### The request
Set the listing down again in full, word for word, with the pictures left out.

### Data
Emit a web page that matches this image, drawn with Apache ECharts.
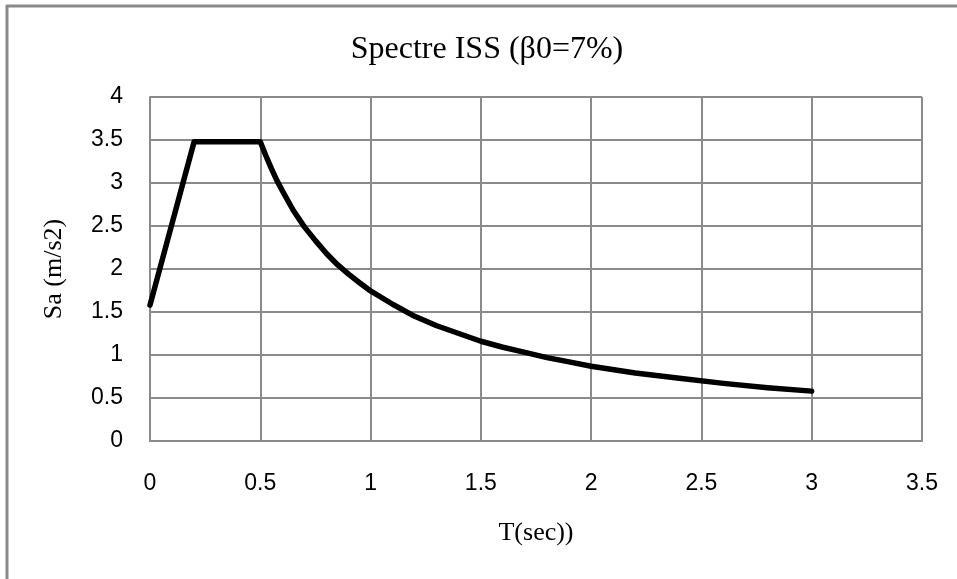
<!DOCTYPE html>
<html>
<head>
<meta charset="utf-8">
<title>Spectre ISS</title>
<script src="https://cdn.jsdelivr.net/npm/echarts@6/dist/echarts.min.js"></script>
<style>
  html, body { margin: 0; padding: 0; background: #ffffff; }
  #chart { width: 957px; height: 579px; }
</style>
</head>
<body>
<div id="chart"></div>
<script>
// Periods T (s) and spectral acceleration Sa (m/s2)
var periods = [0, 0.2, 0.5, 0.525, 0.55, 0.575, 0.6, 0.65, 0.7, 0.75, 0.8, 0.85, 0.9, 0.95, 1.0, 1.1, 1.2, 1.3, 1.4, 1.5,
               1.6, 1.7, 1.8, 1.9, 2.0, 2.2, 2.4, 2.6, 2.8, 3.0];
var accel = [1.58, 3.48, 3.48, 3.32, 3.17, 3.03, 2.91, 2.68, 2.49, 2.33, 2.18, 2.05, 1.94, 1.84, 1.745, 1.59, 1.45, 1.34, 1.25, 1.16,
             1.09, 1.03, 0.97, 0.92, 0.87, 0.79, 0.73, 0.67, 0.62, 0.58];

var titleText = 'Spectre ISS (\u03B20=7%)';
var xName = 'T(sec))';
var yName = 'Sa (m/s2)';

var points = periods.map(function (t, i) { return [t, accel[i]]; });

var gridColor = '#8a8a8a';
var serif = '"Liberation Serif", "DejaVu Serif", serif';
var sans = '"Liberation Sans", Arial, sans-serif';

var chart = echarts.init(document.getElementById('chart'), null, { renderer: 'canvas' });
chart.setOption({
  backgroundColor: '#ffffff',
  animation: false,
  title: {
    text: titleText,
    left: 482,
    textAlign: 'center',
    top: 29,
    textStyle: { fontFamily: serif, fontSize: 32, fontWeight: 'normal', color: '#000000' }
  },
  grid: { left: 150, right: 35, top: 97, bottom: 138, containLabel: false },
  xAxis: {
    type: 'value',
    min: 0, max: 3.5, interval: 0.5,
    name: xName,
    nameLocation: 'middle',
    nameGap: 79,
    nameTextStyle: { fontFamily: serif, fontSize: 26, color: '#000000' },
    axisLine: { show: true, lineStyle: { color: gridColor, width: 2 } },
    axisTick: { show: false },
    axisLabel: { margin: 31, fontFamily: sans, fontSize: 23, color: '#000000' },
    splitLine: { show: true, lineStyle: { color: gridColor, width: 2 } }
  },
  yAxis: {
    type: 'value',
    min: 0, max: 4, interval: 0.5,
    name: yName,
    nameLocation: 'middle',
    nameGap: 83,
    nameRotate: 90,
    nameTextStyle: { fontFamily: serif, fontSize: 26, color: '#000000' },
    axisLine: { show: true, lineStyle: { color: gridColor, width: 2 } },
    axisTick: { show: false },
    axisLabel: { margin: 27, fontFamily: sans, fontSize: 23, color: '#000000' },
    splitLine: { show: true, lineStyle: { color: gridColor, width: 2 } }
  },
  series: [{
    type: 'line',
    data: points,
    showSymbol: false,
    smooth: false,
    lineStyle: { color: '#000000', width: 5.5, join: 'round', cap: 'round' }
  }],
  graphic: [
    { type: 'line', shape: { x1: 6, y1: 6, x2: 957, y2: 6 }, style: { stroke: gridColor, lineWidth: 3 } },
    { type: 'line', shape: { x1: 7, y1: 5, x2: 7, y2: 579 }, style: { stroke: gridColor, lineWidth: 3 } }
  ]
});
</script>
</body>
</html>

### Response below
Emit a web page that matches this image, drawn with Apache ECharts.
<!DOCTYPE html>
<html>
<head>
<meta charset="utf-8">
<title>Spectre ISS</title>
<script src="https://cdn.jsdelivr.net/npm/echarts@6/dist/echarts.min.js"></script>
<style>
  html, body { margin: 0; padding: 0; background: #ffffff; }
  #chart { width: 957px; height: 579px; }
</style>
</head>
<body>
<div id="chart"></div>
<script>
// Periods T (s) and spectral acceleration Sa (m/s2)
var periods = [0, 0.2, 0.5, 0.525, 0.55, 0.575, 0.6, 0.65, 0.7, 0.75, 0.8, 0.85, 0.9, 0.95, 1.0, 1.1, 1.2, 1.3, 1.4, 1.5,
               1.6, 1.7, 1.8, 1.9, 2.0, 2.2, 2.4, 2.6, 2.8, 3.0];
var accel = [1.58, 3.48, 3.48, 3.32, 3.17, 3.03, 2.91, 2.68, 2.49, 2.33, 2.18, 2.05, 1.94, 1.84, 1.745, 1.59, 1.45, 1.34, 1.25, 1.16,
             1.09, 1.03, 0.97, 0.92, 0.87, 0.79, 0.73, 0.67, 0.62, 0.58];

var titleText = 'Spectre ISS (\u03B20=7%)';
var xName = 'T(sec))';
var yName = 'Sa (m/s2)';

var points = periods.map(function (t, i) { return [t, accel[i]]; });

var gridColor = '#8a8a8a';
var serif = '"Liberation Serif", "DejaVu Serif", serif';
var sans = '"Liberation Sans", Arial, sans-serif';

var chart = echarts.init(document.getElementById('chart'), null, { renderer: 'canvas' });
chart.setOption({
  backgroundColor: '#ffffff',
  animation: false,
  title: {
    text: titleText,
    left: 482,
    textAlign: 'center',
    top: 29,
    textStyle: { fontFamily: serif, fontSize: 32, fontWeight: 'normal', color: '#000000' }
  },
  grid: { left: 150, right: 35, top: 97, bottom: 138, containLabel: false },
  xAxis: {
    type: 'value',
    min: 0, max: 3.5, interval: 0.5,
    name: xName,
    nameLocation: 'middle',
    nameGap: 79,
    nameTextStyle: { fontFamily: serif, fontSize: 26, color: '#000000' },
    axisLine: { show: true, lineStyle: { color: gridColor, width: 2 } },
    axisTick: { show: false },
    axisLabel: { margin: 31, fontFamily: sans, fontSize: 23, color: '#000000' },
    splitLine: { show: true, lineStyle: { color: gridColor, width: 2 } }
  },
  yAxis: {
    type: 'value',
    min: 0, max: 4, interval: 0.5,
    name: yName,
    nameLocation: 'middle',
    nameGap: 83,
    nameRotate: 90,
    nameTextStyle: { fontFamily: serif, fontSize: 26, color: '#000000' },
    axisLine: { show: true, lineStyle: { color: gridColor, width: 2 } },
    axisTick: { show: false },
    axisLabel: { margin: 27, fontFamily: sans, fontSize: 23, color: '#000000' },
    splitLine: { show: true, lineStyle: { color: gridColor, width: 2 } }
  },
  series: [{
    type: 'line',
    data: points,
    showSymbol: false,
    smooth: false,
    lineStyle: { color: '#000000', width: 5.5, join: 'round', cap: 'round' }
  }],
  graphic: [
    { type: 'line', shape: { x1: 6, y1: 6, x2: 957, y2: 6 }, style: { stroke: gridColor, lineWidth: 3 } },
    { type: 'line', shape: { x1: 7, y1: 5, x2: 7, y2: 579 }, style: { stroke: gridColor, lineWidth: 3 } }
  ]
});
</script>
</body>
</html>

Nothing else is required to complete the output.